* _Your task_
Repeat each record exactly. Any picture gets left out.

--- begin Entries ---

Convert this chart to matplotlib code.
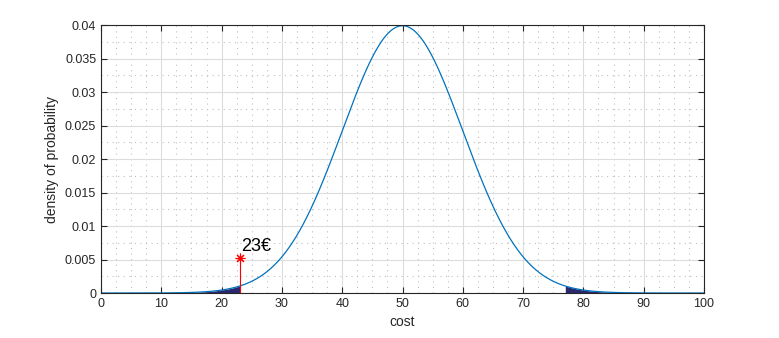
import numpy as np
import matplotlib
matplotlib.use('Agg')
import matplotlib.pyplot as plt
from matplotlib.ticker import MultipleLocator

plt.rcParams['font.family'] = ['Liberation Sans', 'DejaVu Sans']

# distribution of the cost
mu = 50
sigma = 10
x_min, x_max = 0, 100
low_cut = 23      # lower tail limit
high_cut = 77     # upper tail limit
marker_x = 23
marker_y = 0.0053
marker_label = '23€'

x = np.linspace(x_min, x_max, 1001)
pdf = np.exp(-(x - mu) ** 2 / (2 * sigma ** 2)) / (sigma * np.sqrt(2 * np.pi))

fig = plt.figure(figsize=(7.79, 3.38), dpi=100)
ax = fig.add_axes([0.1297, 0.1331, 0.7740, 0.7929])

left = x <= low_cut
right = x >= high_cut
ax.fill_between(x[left], 0, pdf[left], color='#29286f', lw=0)
ax.fill_between(x[right], 0, pdf[right], color='#29286f', lw=0)
ax.plot(x, pdf, color='#0072BD', lw=0.9)

ax.plot([marker_x, marker_x], [0, marker_y], color='red', lw=0.8)
ax.plot(marker_x, marker_y, marker=(8, 2, 0), color='red', ms=7, mew=0.8, ls='none')
ax.text(marker_x + 0.2, marker_y + 0.0003, marker_label, fontsize=13, va='bottom', ha='left')

ax.set_xlim(x_min, x_max)
ax.set_ylim(0, 0.04)
ax.xaxis.set_major_locator(MultipleLocator(10))
ax.xaxis.set_minor_locator(MultipleLocator(2.5))
ax.yaxis.set_minor_locator(MultipleLocator(0.0025))
ax.set_yticks(np.arange(0, 0.0401, 0.005))
ax.set_yticklabels(['0', '0.005', '0.01', '0.015', '0.02', '0.025', '0.03', '0.035', '0.04'])

ax.grid(which='major', color='#dcdcdc', lw=0.8)
ax.grid(which='minor', color='#c0c0c0', lw=0.8, ls=(0, (1, 4)))
ax.set_axisbelow(True)
ax.tick_params(which='major', direction='in', top=True, right=True, length=4, labelsize=9, colors='#262626')
ax.tick_params(which='minor', length=0)
for s in ax.spines.values():
    s.set_color('#262626')
    s.set_linewidth(0.8)

ax.set_xlabel('cost', fontsize=10, color='#262626')
ax.set_ylabel('density of probability', fontsize=10, color='#262626')

fig.savefig('out.png', dpi=100)
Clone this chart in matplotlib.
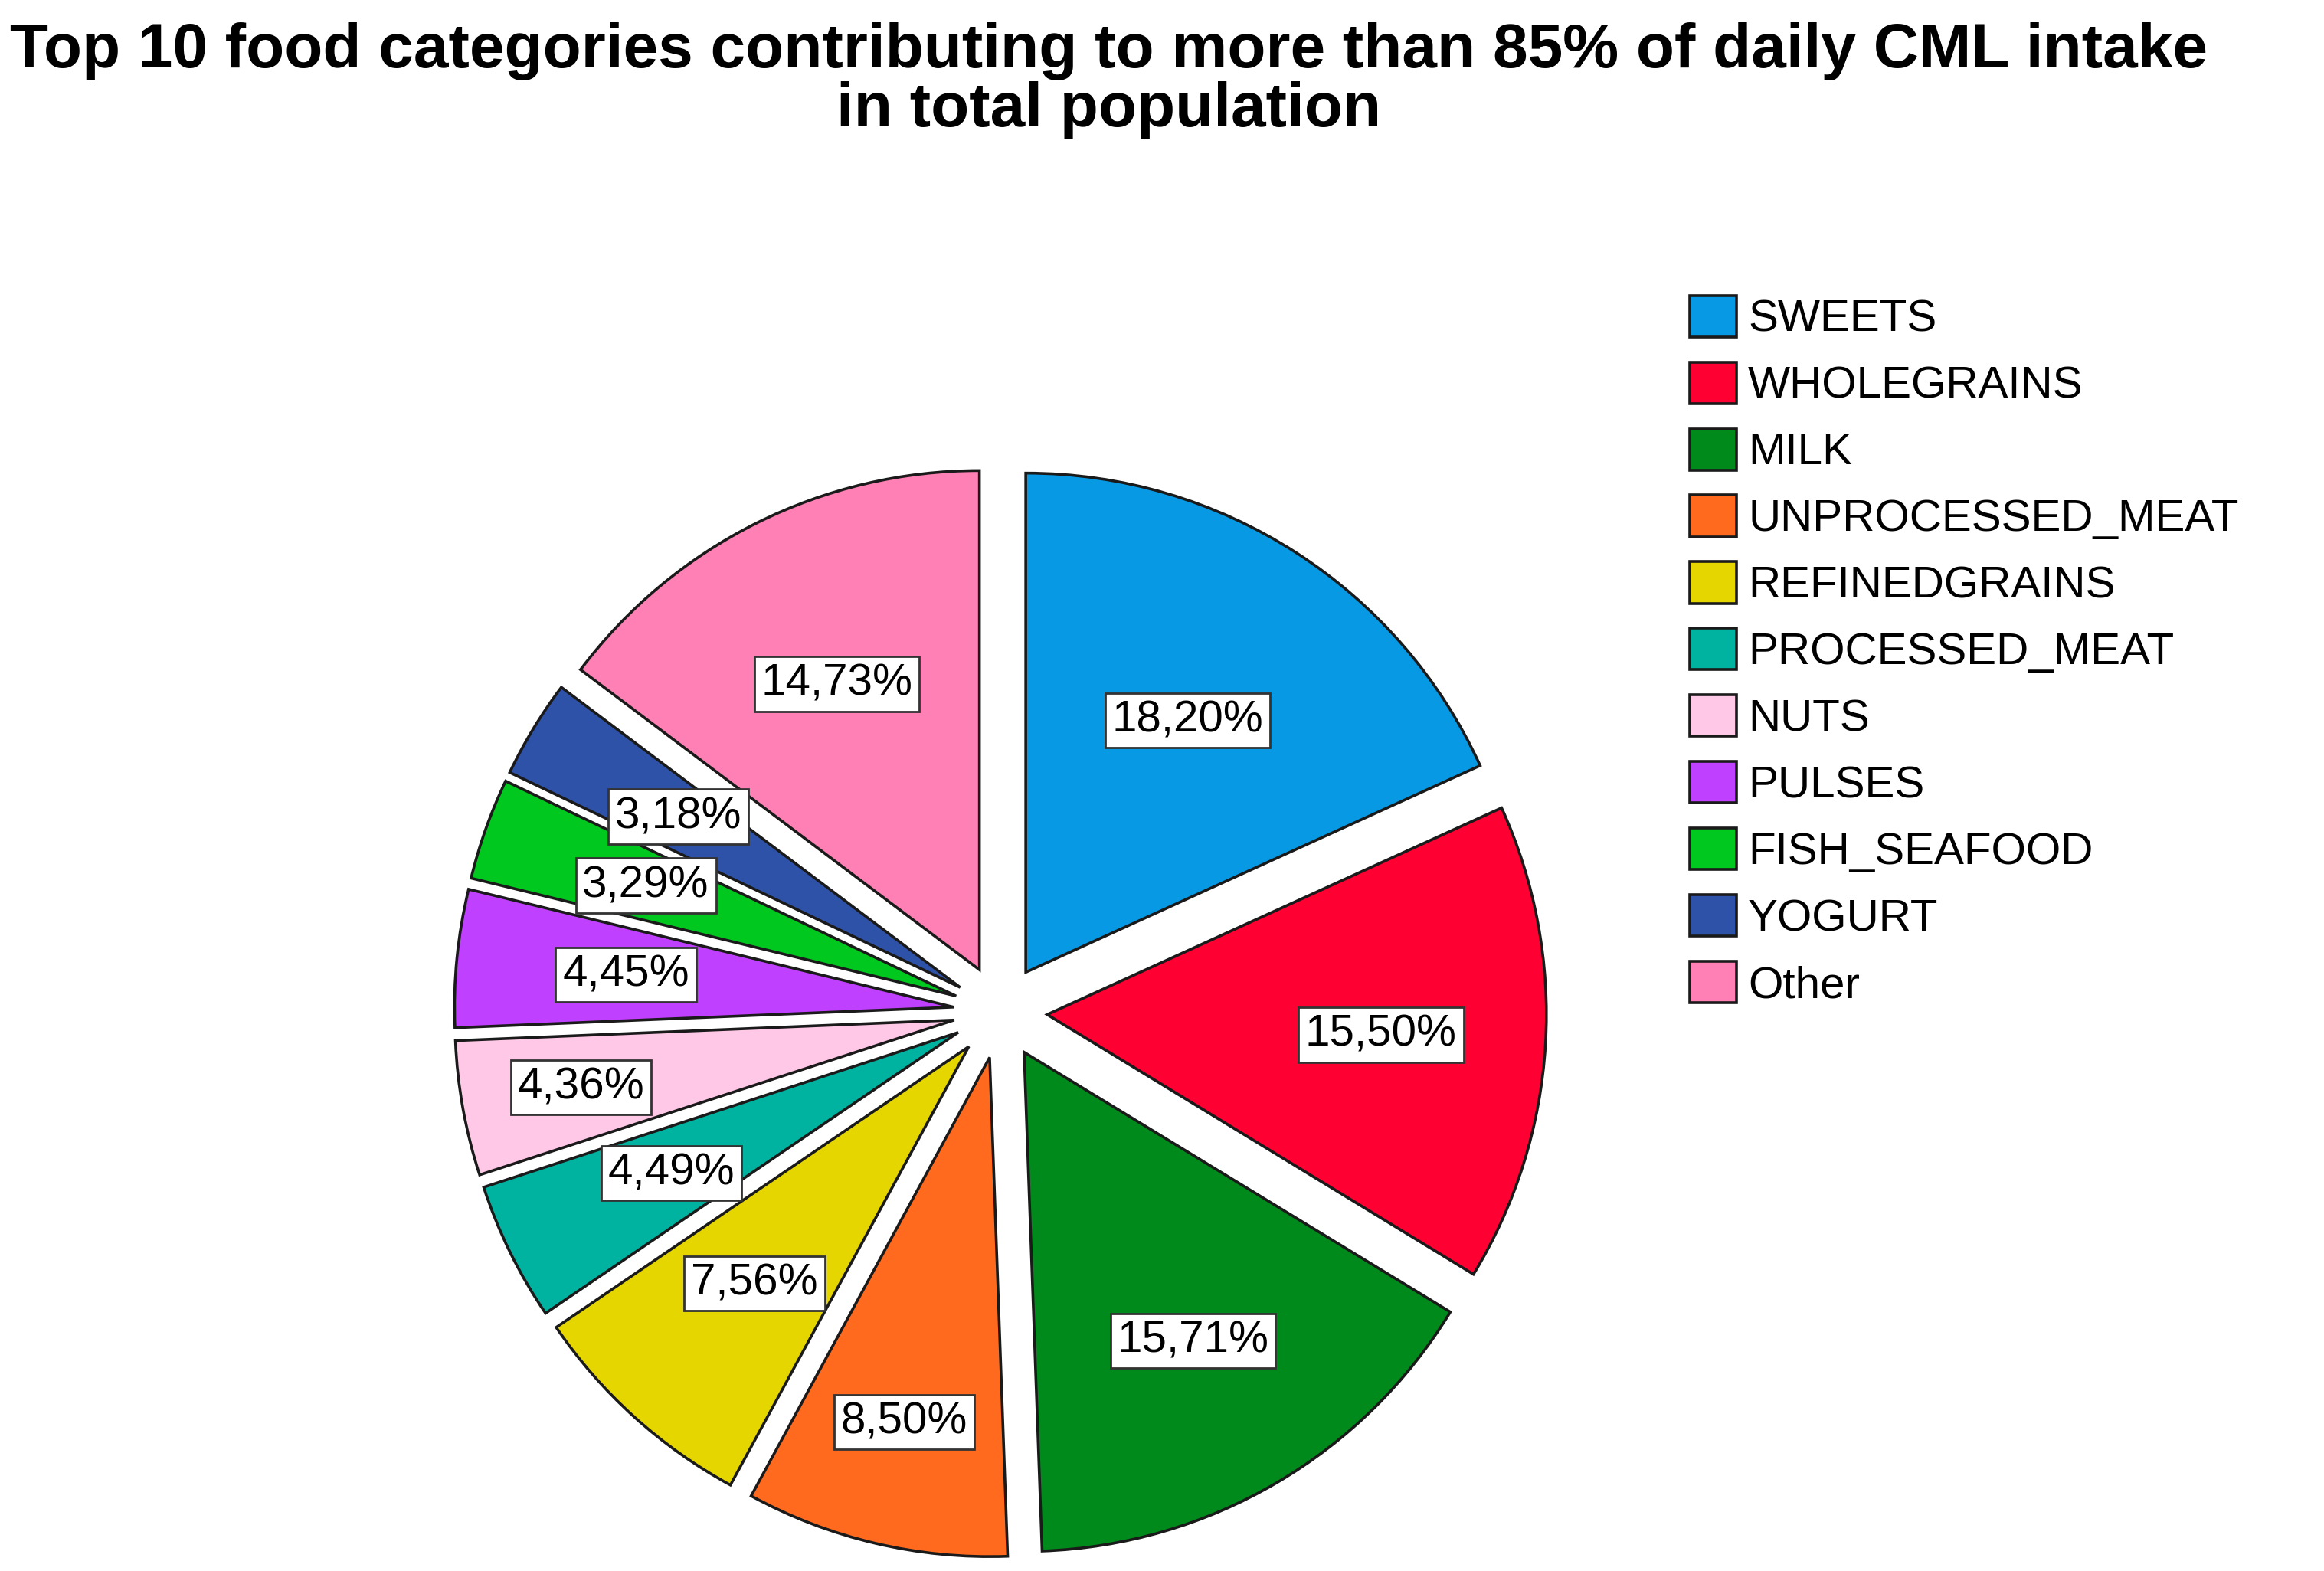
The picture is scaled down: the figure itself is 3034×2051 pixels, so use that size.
import matplotlib

matplotlib.use('Agg')

import matplotlib.pyplot as plt
import numpy as np

plt.rcParams['font.family'] = ['Liberation Sans', 'DejaVu Sans']

TITLE = 'Top 10 food categories contributing to more than 85% of daily CML intake\nin total population'

categories = ['SWEETS', 'WHOLEGRAINS', 'MILK', 'UNPROCESSED_MEAT', 'REFINEDGRAINS',
              'PROCESSED_MEAT', 'NUTS', 'PULSES', 'FISH_SEAFOOD', 'YOGURT', 'Other']
values = [18.20, 15.50, 15.71, 8.50, 7.56, 4.49, 4.36, 4.45, 3.29, 3.18, 14.73]
colors = ['#0799E4', '#FF0033', '#008A1C', '#FF6A1F', '#E6D600', '#00B3A0',
          '#FFC8E6', '#C040FF', '#00C81E', '#2D52A8', '#FF80B4']

pct_labels = [f'{v:.2f}%'.replace('.', ',') for v in values]

# layout: radial position of each value box (fraction of radius)
label_radius = [0.60, 0.67, 0.67, 0.75, 0.64, 0.64, 0.76, 0.66, 0.66, 0.66, 0.64]
EXPLODE = 0.094


fig = plt.figure(figsize=(15.17, 10.255), dpi=200)
fig.patch.set_facecolor('white')

ax = fig.add_axes([0.1727, -0.0255, 0.5155, 0.763])
wedges, _ = ax.pie(
    values,
    colors=colors,
    explode=[EXPLODE] * len(values),
    startangle=90,
    counterclock=False,
    wedgeprops={'edgecolor': '#1a1a1a', 'linewidth': 1.3},
)
for w, lab, dist in zip(wedges, pct_labels, label_radius):
    mid = np.deg2rad((w.theta1 + w.theta2) / 2)
    cx, cy = w.center
    ax.text(cx + dist * np.cos(mid), cy + dist * np.sin(mid), lab,
            ha='center', va='center', fontsize=21,
            bbox={'boxstyle': 'square,pad=0.15', 'fc': 'white', 'ec': '#333333', 'lw': 1.0})
ax.set_xlim(-1.2, 1.2)
ax.set_ylim(-1.2, 1.2)
ax.set_aspect('equal')
ax.axis('off')

fig.text(0.477, 0.986, TITLE, ha='center', va='top', fontsize=29.5,
         fontweight='bold', linespacing=1.02)

fig.legend(
    wedges, categories,
    loc='upper left', bbox_to_anchor=(0.727, 0.812),
    frameon=False, fontsize=21,
    handlelength=1.05, handleheight=1.05, handletextpad=0.26,
    labelspacing=0.48, borderpad=0, borderaxespad=0,
)

fig.savefig('out.png', dpi=200, facecolor='white')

--- end Entries ---

* _Solution below_
Convert this chart to matplotlib code.
import numpy as np
import matplotlib
matplotlib.use('Agg')
import matplotlib.pyplot as plt
from matplotlib.ticker import MultipleLocator

plt.rcParams['font.family'] = ['Liberation Sans', 'DejaVu Sans']

# distribution of the cost
mu = 50
sigma = 10
x_min, x_max = 0, 100
low_cut = 23      # lower tail limit
high_cut = 77     # upper tail limit
marker_x = 23
marker_y = 0.0053
marker_label = '23€'

x = np.linspace(x_min, x_max, 1001)
pdf = np.exp(-(x - mu) ** 2 / (2 * sigma ** 2)) / (sigma * np.sqrt(2 * np.pi))

fig = plt.figure(figsize=(7.79, 3.38), dpi=100)
ax = fig.add_axes([0.1297, 0.1331, 0.7740, 0.7929])

left = x <= low_cut
right = x >= high_cut
ax.fill_between(x[left], 0, pdf[left], color='#29286f', lw=0)
ax.fill_between(x[right], 0, pdf[right], color='#29286f', lw=0)
ax.plot(x, pdf, color='#0072BD', lw=0.9)

ax.plot([marker_x, marker_x], [0, marker_y], color='red', lw=0.8)
ax.plot(marker_x, marker_y, marker=(8, 2, 0), color='red', ms=7, mew=0.8, ls='none')
ax.text(marker_x + 0.2, marker_y + 0.0003, marker_label, fontsize=13, va='bottom', ha='left')

ax.set_xlim(x_min, x_max)
ax.set_ylim(0, 0.04)
ax.xaxis.set_major_locator(MultipleLocator(10))
ax.xaxis.set_minor_locator(MultipleLocator(2.5))
ax.yaxis.set_minor_locator(MultipleLocator(0.0025))
ax.set_yticks(np.arange(0, 0.0401, 0.005))
ax.set_yticklabels(['0', '0.005', '0.01', '0.015', '0.02', '0.025', '0.03', '0.035', '0.04'])

ax.grid(which='major', color='#dcdcdc', lw=0.8)
ax.grid(which='minor', color='#c0c0c0', lw=0.8, ls=(0, (1, 4)))
ax.set_axisbelow(True)
ax.tick_params(which='major', direction='in', top=True, right=True, length=4, labelsize=9, colors='#262626')
ax.tick_params(which='minor', length=0)
for s in ax.spines.values():
    s.set_color('#262626')
    s.set_linewidth(0.8)

ax.set_xlabel('cost', fontsize=10, color='#262626')
ax.set_ylabel('density of probability', fontsize=10, color='#262626')

fig.savefig('out.png', dpi=100)
Clone this chart in matplotlib.
The picture is scaled down: the figure itself is 3034×2051 pixels, so use that size.
import matplotlib

matplotlib.use('Agg')

import matplotlib.pyplot as plt
import numpy as np

plt.rcParams['font.family'] = ['Liberation Sans', 'DejaVu Sans']

TITLE = 'Top 10 food categories contributing to more than 85% of daily CML intake\nin total population'

categories = ['SWEETS', 'WHOLEGRAINS', 'MILK', 'UNPROCESSED_MEAT', 'REFINEDGRAINS',
              'PROCESSED_MEAT', 'NUTS', 'PULSES', 'FISH_SEAFOOD', 'YOGURT', 'Other']
values = [18.20, 15.50, 15.71, 8.50, 7.56, 4.49, 4.36, 4.45, 3.29, 3.18, 14.73]
colors = ['#0799E4', '#FF0033', '#008A1C', '#FF6A1F', '#E6D600', '#00B3A0',
          '#FFC8E6', '#C040FF', '#00C81E', '#2D52A8', '#FF80B4']

pct_labels = [f'{v:.2f}%'.replace('.', ',') for v in values]

# layout: radial position of each value box (fraction of radius)
label_radius = [0.60, 0.67, 0.67, 0.75, 0.64, 0.64, 0.76, 0.66, 0.66, 0.66, 0.64]
EXPLODE = 0.094


fig = plt.figure(figsize=(15.17, 10.255), dpi=200)
fig.patch.set_facecolor('white')

ax = fig.add_axes([0.1727, -0.0255, 0.5155, 0.763])
wedges, _ = ax.pie(
    values,
    colors=colors,
    explode=[EXPLODE] * len(values),
    startangle=90,
    counterclock=False,
    wedgeprops={'edgecolor': '#1a1a1a', 'linewidth': 1.3},
)
for w, lab, dist in zip(wedges, pct_labels, label_radius):
    mid = np.deg2rad((w.theta1 + w.theta2) / 2)
    cx, cy = w.center
    ax.text(cx + dist * np.cos(mid), cy + dist * np.sin(mid), lab,
            ha='center', va='center', fontsize=21,
            bbox={'boxstyle': 'square,pad=0.15', 'fc': 'white', 'ec': '#333333', 'lw': 1.0})
ax.set_xlim(-1.2, 1.2)
ax.set_ylim(-1.2, 1.2)
ax.set_aspect('equal')
ax.axis('off')

fig.text(0.477, 0.986, TITLE, ha='center', va='top', fontsize=29.5,
         fontweight='bold', linespacing=1.02)

fig.legend(
    wedges, categories,
    loc='upper left', bbox_to_anchor=(0.727, 0.812),
    frameon=False, fontsize=21,
    handlelength=1.05, handleheight=1.05, handletextpad=0.26,
    labelspacing=0.48, borderpad=0, borderaxespad=0,
)

fig.savefig('out.png', dpi=200, facecolor='white')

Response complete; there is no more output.